Single by Shizuka Kudo

from the album Purple
- Released: May 19, 1995
- Genre: Pop; rock;
- Length: 5:13
- Label: Pony Canyon
- Songwriter(s): Aeri; Arata Tanimoto;
- Producer(s): Shizuka Kudo; Taisuke Sawachika;

Shizuka Kudo singles chronology
| "Ice Rain" (1994) | "Moon Water" (1995) | "7" (1995) |

Audio sample
- "Moon Water"file; help;

= Moon Water (song) =

"Moon Water" is a song recorded by Japanese singer Shizuka Kudo, from her tenth studio album, Purple. It was released through Pony Canyon as the album's second single on May 19, 1995. When Kudo appeared on the AX tanpatsu drama Ren'ai Zenya: Ichido Dake 2 (1996) as a drawing-class model, the artwork she was the subject of is revealed to be a direct replication of the "Moon Water" cover art.

==Background==
"Moon Water" was written by Kudo, under the pseudonym Aeri, and Arata Tanimoto. It is written in the key of B-flat major and set to a tempo of 104 beats per minute. Kudo's vocals span from F_{3} to B♭_{4}. Tanimoto was a classmate of the comedian Takaaki Ishibashi, who Kudo would later go on to record the duet "A.S.A.P." with, which was released as a single in 1997. When Kudo first received Tanimoto's demo for the song, her first impression was that of flowing water. The single's B-side, "Still Water", is a song created around the same demo track but with different lyrics and arrangement.

==Chart performance==
The single entered the Oricon Singles Chart at number 15, selling 61,000 copies in its first week and becoming Kudo's first single to debut outside of the top ten. It peaked at number 14 on its second week, outselling its first week sales figure with 63,000 copies sold. "Moon Water" became Kudo's first single to not reach the top ten since her solo debut.
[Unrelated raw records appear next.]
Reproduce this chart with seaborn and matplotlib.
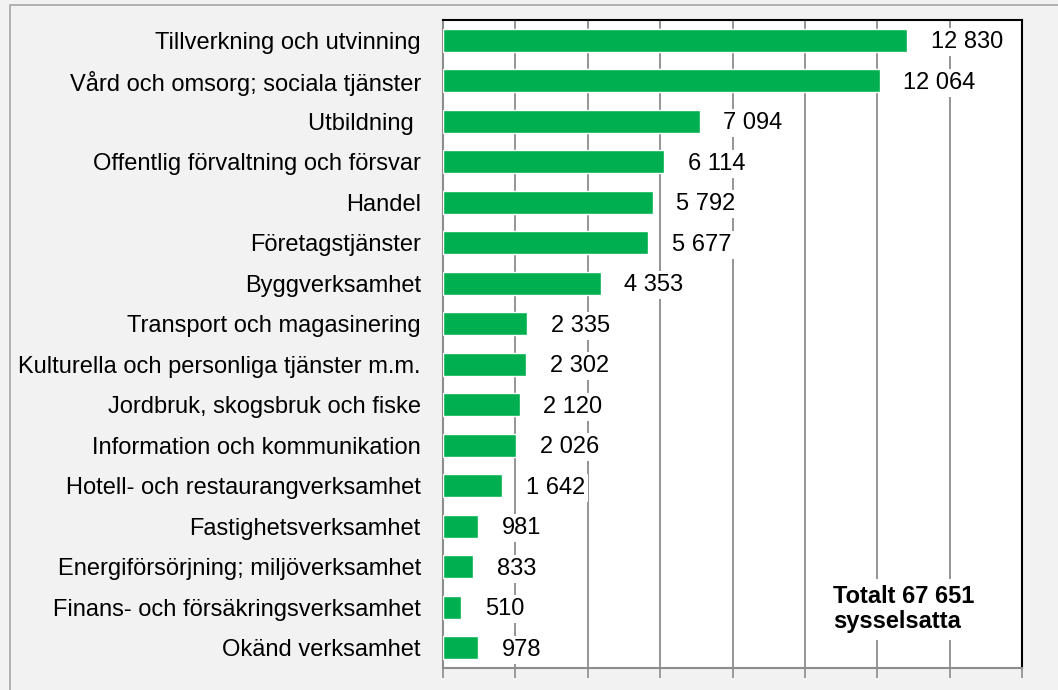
import matplotlib
matplotlib.use("Agg")
import matplotlib.pyplot as plt
import matplotlib.patches as mpatches
import seaborn as sns
import pandas as pd
import numpy as np

# Data
branscher = [
    "Tillverkning och utvinning",
    "Vård och omsorg; sociala tjänster",
    "Utbildning ",
    "Offentlig förvaltning och försvar",
    "Handel",
    "Företagstjänster",
    "Byggverksamhet",
    "Transport och magasinering",
    "Kulturella och personliga tjänster m.m.",
    "Jordbruk, skogsbruk och fiske",
    "Information och kommunikation",
    "Hotell- och restaurangverksamhet",
    "Fastighetsverksamhet",
    "Energiförsörjning; miljöverksamhet",
    "Finans- och försäkringsverksamhet",
    "Okänd verksamhet",
]
sysselsatta = [12830, 12064, 7094, 6114, 5792, 5677, 4353, 2335, 2302, 2120,
               2026, 1642, 981, 833, 510, 978]
total_text = "Totalt 67 651\nsysselsatta"

df = pd.DataFrame({"bransch": branscher, "antal": sysselsatta})

sns.set_style("white")
plt.rcParams["font.family"] = ["Liberation Sans", "DejaVu Sans"]
plt.rcParams["text.color"] = "black"

fs = 17

fig = plt.figure(figsize=(10.58, 6.90), dpi=100)
fig.patch.set_facecolor("#f2f2f2")
ax = fig.add_axes([443 / 1058, 1 - 668 / 690, (1022 - 443) / 1058, (668 - 20) / 690])
ax.set_facecolor("white")

# ram runt figuren
fig.patches.append(mpatches.Rectangle((10 / 1058, -0.1), 1.2, 0.1 + 1 - 5 / 690,
                                      transform=fig.transFigure, fill=False,
                                      edgecolor="#a6a6a6", linewidth=1.2))

sns.barplot(data=df, y="bransch", x="antal", orient="h", color="#00b050",
            saturation=1, width=0.58, ax=ax, zorder=3)

ax.set_xlim(0, 16000)
ax.set_ylim(len(branscher) - 0.5, -0.5)
ax.set_xticks(np.arange(0, 16001, 2000))
ax.set_xticklabels([])
ax.xaxis.grid(True, color="#8c8c8c", linewidth=1.3, zorder=0)
ax.set_axisbelow(True)
ax.set_xlabel("")
ax.set_ylabel("")

ax.set_yticks(range(len(branscher)))
ax.set_yticklabels(branscher, fontsize=fs, color="black")
ax.set_yticks(np.arange(-0.5, len(branscher), 1), minor=True)
ax.tick_params(axis="y", which="major", length=0, pad=16)
ax.tick_params(axis="y", which="minor", length=6, width=1.2, color="#8c8c8c", direction="out")
ax.tick_params(axis="x", length=7, width=1.2, color="#8c8c8c", direction="out", bottom=True)

for s in ["left", "bottom"]:
    ax.spines[s].set_color("#8c8c8c")
    ax.spines[s].set_linewidth(1.5)
for s in ["right", "top"]:
    ax.spines[s].set_color("black")
    ax.spines[s].set_linewidth(1.5)

for i, v in enumerate(sysselsatta):
    ax.text(v + 650, i + 0.05, f"{v:,}".replace(",", " "), va="center", ha="left",
            fontsize=fs, color="black", zorder=5,
            bbox=dict(facecolor="white", edgecolor="none", pad=2))

ax.text(10780, 14.05, total_text, ha="left", va="center", multialignment="left",
        fontsize=fs, fontweight="bold", color="black", linespacing=1.1, zorder=5,
        bbox=dict(facecolor="white", edgecolor="none", pad=5))

fig.savefig("out.png", dpi=100, facecolor=fig.get_facecolor())
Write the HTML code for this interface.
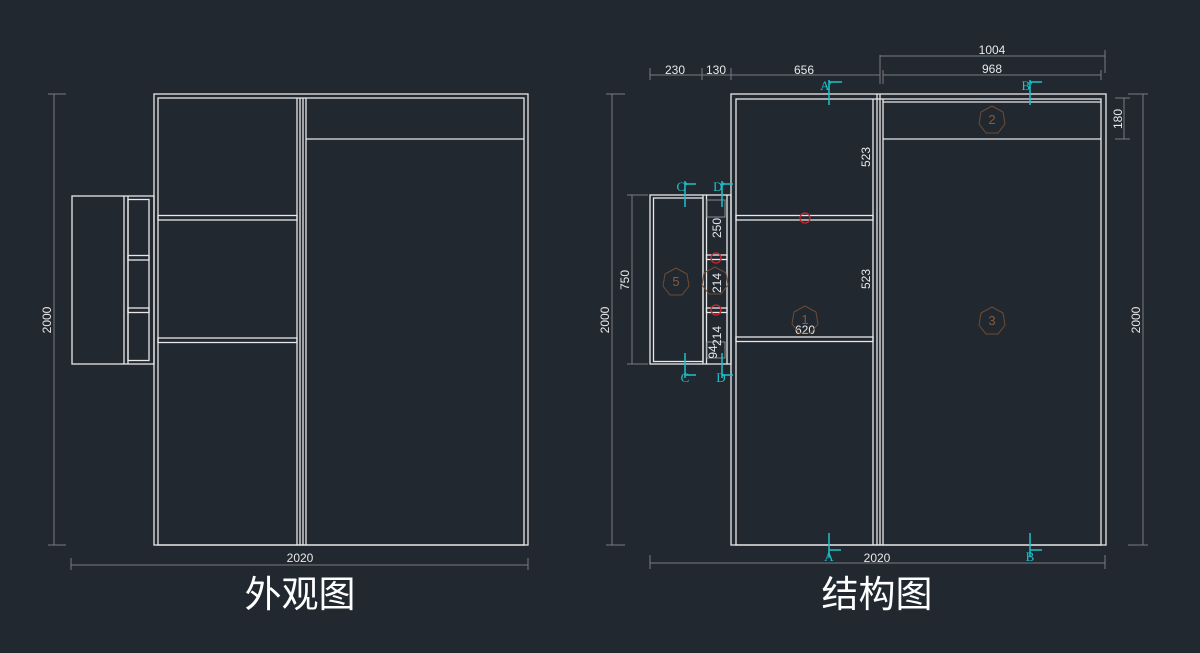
<!DOCTYPE html>
<html><head><meta charset="utf-8"><style>
html,body{margin:0;padding:0;background:#212830;}
svg{display:block}
</style></head><body>
<svg width="1200" height="653" viewBox="0 0 1200 653" xmlns="http://www.w3.org/2000/svg">
<rect width="1200" height="653" fill="#212830"/>
<g fill="none" stroke="#e8e8e8" stroke-width="1.3">
<!-- LEFT DRAWING -->
<rect x="154" y="94" width="374" height="451"/>
<rect x="158" y="98" width="366" height="447"/>
<line x1="297" y1="98" x2="297" y2="545"/><line x1="300" y1="98" x2="300" y2="545"/>
<line x1="303" y1="98" x2="303" y2="545"/><line x1="306" y1="98" x2="306" y2="545"/>
<rect x="158" y="215.5" width="139" height="4.5"/>
<rect x="158" y="338" width="139" height="4.5"/>
<line x1="306" y1="139" x2="524" y2="139"/>
<rect x="72" y="196" width="82" height="168"/>
<line x1="124" y1="196" x2="124" y2="364"/><line x1="128" y1="196" x2="128" y2="364"/>
<rect x="128" y="199.5" width="21" height="161"/>
<rect x="128" y="255.5" width="21" height="4.5"/>
<rect x="128" y="308" width="21" height="4.5"/>
<!-- RIGHT DRAWING -->
<rect x="731" y="94" width="375" height="451"/>
<rect x="736" y="99" width="365" height="446"/>
<line x1="873" y1="99" x2="873" y2="545"/><line x1="877" y1="94" x2="877" y2="545"/>
<line x1="880" y1="94" x2="880" y2="545"/><line x1="883" y1="99" x2="883" y2="545"/>
<line x1="883" y1="102" x2="1101" y2="102"/>
<line x1="883" y1="139" x2="1101" y2="139"/>
<rect x="736" y="215.5" width="137" height="4.5"/>
<rect x="736" y="337" width="137" height="4.5"/>
<rect x="650" y="195" width="81" height="169"/>
<rect x="653.5" y="198" width="49.5" height="163.5"/>
<line x1="703" y1="195" x2="703" y2="364"/><line x1="706.5" y1="195" x2="706.5" y2="364"/>
<line x1="727" y1="195" x2="727" y2="364"/>
<rect x="706.5" y="255" width="20.5" height="4.5"/>
<rect x="706.5" y="308" width="20.5" height="4.5"/>
</g>
<g fill="none" stroke="#8a8a8a" stroke-width="1">
<rect x="707" y="200" width="18" height="17"/>
<rect x="707" y="342" width="18" height="16"/>
</g>
<!-- dimension lines -->
<g stroke="#7a7d80" stroke-width="1" fill="none">
<line x1="54" y1="94" x2="54" y2="545"/><line x1="48" y1="94" x2="66" y2="94"/><line x1="48" y1="545" x2="66" y2="545"/>
<line x1="71" y1="565" x2="528" y2="565"/><line x1="71" y1="558" x2="71" y2="570"/><line x1="528" y1="558" x2="528" y2="570"/>
<line x1="612" y1="94" x2="612" y2="545"/><line x1="606" y1="94" x2="625" y2="94"/><line x1="606" y1="545" x2="625" y2="545"/>
<line x1="632" y1="195" x2="632" y2="364"/><line x1="627" y1="195" x2="648" y2="195"/><line x1="627" y1="364" x2="648" y2="364"/>
<line x1="650" y1="563" x2="1105" y2="563"/><line x1="650" y1="555" x2="650" y2="569"/><line x1="1105" y1="555" x2="1105" y2="569"/>
<line x1="650" y1="75" x2="880" y2="75"/>
<line x1="650" y1="68" x2="650" y2="80"/><line x1="702" y1="68" x2="702" y2="80"/><line x1="731" y1="68" x2="731" y2="80"/><line x1="880" y1="55" x2="880" y2="84"/>
<line x1="880" y1="56" x2="1105" y2="56"/><line x1="1105" y1="50" x2="1105" y2="73"/>
<line x1="883" y1="75" x2="1101" y2="75"/><line x1="883" y1="70" x2="883" y2="84"/><line x1="1101" y1="70" x2="1101" y2="80"/>
<line x1="1124" y1="98" x2="1124" y2="139"/><line x1="1115" y1="98" x2="1130" y2="98"/><line x1="1115" y1="139" x2="1130" y2="139"/>
<line x1="1143" y1="94" x2="1143" y2="545"/><line x1="1128" y1="94" x2="1148" y2="94"/><line x1="1128" y1="545" x2="1148" y2="545"/>
</g>
<g font-family="Liberation Sans, sans-serif" font-size="12" fill="#e8e8e8" text-anchor="middle">
<text x="300" y="562">2020</text>
<text x="877" y="562">2020</text>
<text x="675" y="74">230</text><text x="716" y="74">130</text><text x="804" y="74">656</text>
<text x="992" y="54">1004</text><text x="992" y="73">968</text>
<text x="805" y="334">620</text>
<text transform="translate(51,320) rotate(-90)">2000</text>
<text transform="translate(609,320) rotate(-90)">2000</text>
<text transform="translate(629,280) rotate(-90)">750</text>
<text transform="translate(1140,320) rotate(-90)">2000</text>
<text transform="translate(1122,119) rotate(-90)">180</text>
<text transform="translate(870,157) rotate(-90)">523</text>
<text transform="translate(870,279) rotate(-90)">523</text>
<text transform="translate(721,228) rotate(-90)">250</text>
<text transform="translate(721,283) rotate(-90)">214</text>
<text transform="translate(721,336) rotate(-90)">214</text>
<text transform="translate(717,352) rotate(-90)">94</text>
</g>
<!-- section markers -->
<g stroke="#1cc3cc" stroke-width="1.5" fill="none">
<line x1="829" y1="80" x2="829" y2="105"/><line x1="829" y1="82" x2="842" y2="82"/>
<line x1="829" y1="533" x2="829" y2="557"/><line x1="829" y1="550" x2="841" y2="550"/>
<line x1="1030" y1="80" x2="1030" y2="105"/><line x1="1030" y1="82" x2="1042" y2="82"/>
<line x1="1030" y1="533" x2="1030" y2="557"/><line x1="1030" y1="550" x2="1042" y2="550"/>
<line x1="685" y1="181" x2="685" y2="207"/><line x1="685" y1="184" x2="696" y2="184"/>
<line x1="722" y1="181" x2="722" y2="207"/><line x1="722" y1="184" x2="733" y2="184"/>
<line x1="685" y1="353" x2="685" y2="378"/><line x1="685" y1="375" x2="696" y2="375"/>
<line x1="722" y1="353" x2="722" y2="378"/><line x1="722" y1="375" x2="733" y2="375"/>
</g>
<g font-family="Liberation Serif, serif" font-size="13" fill="#1cc3cc" text-anchor="middle">
<text x="826" y="90">A'</text><text x="829" y="561">A</text>
<text x="1027" y="90">B'</text><text x="1030" y="561">B</text>
<text x="682" y="191">C'</text><text x="719" y="191">D'</text>
<text x="685" y="382">C</text><text x="721" y="382">D</text>
</g>
<!-- hexagons -->
<g stroke="#6e4c34" stroke-width="1" fill="none">
<polygon points="676,268 687,274 689,286 682,295 670,295 663,286 665,274"/>
<polygon points="992,106 1003,112 1005,124 998,133 986,133 979,124 981,112"/>
<polygon points="805,306 816,312 818,324 811,333 799,333 792,324 794,312"/>
<polygon points="992,307 1003,313 1005,325 998,334 986,334 979,325 981,313"/>
<polygon points="715,267 726,273 728,285 721,294 709,294 702,285 704,273"/>
</g>
<g font-family="Liberation Sans, sans-serif" font-size="13" fill="#8a5a3a" text-anchor="middle">
<text x="676" y="286">5</text><text x="992" y="124">2</text><text x="805" y="324">1</text><text x="992" y="325">3</text>
</g>
<g stroke="#d0242a" stroke-width="1.3" fill="none">
<circle cx="805" cy="218" r="5"/><circle cx="716" cy="258" r="5"/><circle cx="716" cy="310" r="5"/>
</g>
<g font-family="Liberation Sans, 'Noto Sans CJK SC', sans-serif" font-size="37" fill="#ffffff" text-anchor="middle">
<text x="300" y="607">外观图</text>
<text x="877" y="607">结构图</text>
</g>
</svg>
</body></html>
The single charted a total of seven weeks in the top 100.

==Track listing==

| No. | Title | Arranger(s) | Length |
|---|---|---|---|
| 1. | "Moon Water" | Taisuke Sawachika; | 5:13 |
| 2. | "Still Water" | Sawachika; | 5:01 |
| 3. | "Moon Water" (Original Karaoke) | Sawachika; | 5:13 |
| 4. | "Still Water" (Original Karaoke) | Sawachika; | 5:01 |
| Total length: |  |  | 20:24 |

==Charts==

| Chart (1995) | Peak position |
|---|---|
| Japan Weekly Singles (Oricon) | 14 |

==Certification==

| Region | Certification | Certified units/sales |
| Japan (RIAJ) | Gold | 200,000^{^} |
^{^} Shipments figures based on certification alone.